The idea with this recipe is to cook the tomatoes aggressively so that they blister, shrivel, intensify and sweeten, but not for so long that they turn to a mush. The oloroso sherry adds a soft, rounded toffee sweetness to counter tomato’s natural acidity, and a dash of sherry vinegar at the end adds a different layer of sharpness. A couple of spoonfuls of these make an excellent hands-off side dish that adds a burst of interest to plainer foods like white fish or chicken, or cuts through rich flavours such as a chorizo sausage bake or a cheese-heavy sauce.
- Yield: 4 Servings
- 600 g cherry tomatoes
- 3 tablespoons olive oil
- 50 ml oloroso sherry
- 1 teaspoon sherry vinegar
- Sea salt and freshly ground black pepper
- Preheat the oven to 230°C/Fan 210°C/Gas 8. Remove the tomatoes from their vine and/or pull off any green tops. (They may look pretty but they add nothing once you’re cooking and eating.) Put the tomatoes on a small baking tray and drizzle over the oil and a good pinch of salt and freshly ground black pepper. Mix to ensure all the tomatoes have a good sheen, then bake for 12 minutes, or until they blister and darken in places.

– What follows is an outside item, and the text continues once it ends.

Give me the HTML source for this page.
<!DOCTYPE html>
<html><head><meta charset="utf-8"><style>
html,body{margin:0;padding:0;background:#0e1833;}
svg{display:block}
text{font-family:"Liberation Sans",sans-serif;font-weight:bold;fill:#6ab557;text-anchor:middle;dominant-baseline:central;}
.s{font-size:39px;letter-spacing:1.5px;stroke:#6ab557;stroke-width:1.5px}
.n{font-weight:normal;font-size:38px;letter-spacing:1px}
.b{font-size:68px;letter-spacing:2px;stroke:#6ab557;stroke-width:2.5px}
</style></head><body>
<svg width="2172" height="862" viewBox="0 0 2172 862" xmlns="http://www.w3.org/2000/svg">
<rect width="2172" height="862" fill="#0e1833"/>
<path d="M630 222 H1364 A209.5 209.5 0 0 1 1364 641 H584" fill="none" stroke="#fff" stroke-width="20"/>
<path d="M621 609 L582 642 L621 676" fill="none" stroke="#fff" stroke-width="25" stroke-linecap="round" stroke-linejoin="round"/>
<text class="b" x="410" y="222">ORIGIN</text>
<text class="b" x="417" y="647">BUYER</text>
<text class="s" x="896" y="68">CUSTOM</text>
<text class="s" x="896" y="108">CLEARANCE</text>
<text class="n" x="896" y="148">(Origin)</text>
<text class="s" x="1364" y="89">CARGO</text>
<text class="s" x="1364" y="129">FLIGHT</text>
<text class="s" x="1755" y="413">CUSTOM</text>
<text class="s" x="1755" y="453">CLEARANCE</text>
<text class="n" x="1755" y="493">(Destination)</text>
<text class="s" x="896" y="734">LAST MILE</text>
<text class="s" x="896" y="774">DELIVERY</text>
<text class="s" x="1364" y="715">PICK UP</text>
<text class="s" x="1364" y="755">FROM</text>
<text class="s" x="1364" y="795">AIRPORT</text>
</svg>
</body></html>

- After 12 minutes, add the sherry to the roasting tin (be careful; it’ll bubble and spit) and give the tray a shake. Return to the oven and bake for 8–10 minutes more. The tomatoes will be close to collapsing but should still hold their own.
- When fresh from the oven, they’ll be hotter than the sun, so you’ve got a few minutes spare before eating. Spoon the tomatoes into a serving bowl, leaving any juices in the roasting tin. Add the sherry vinegar to the juices, stir to combine the liquids then pour over the tomatoes, leaving them for at least 5 minutes to cool and soak up the flavours.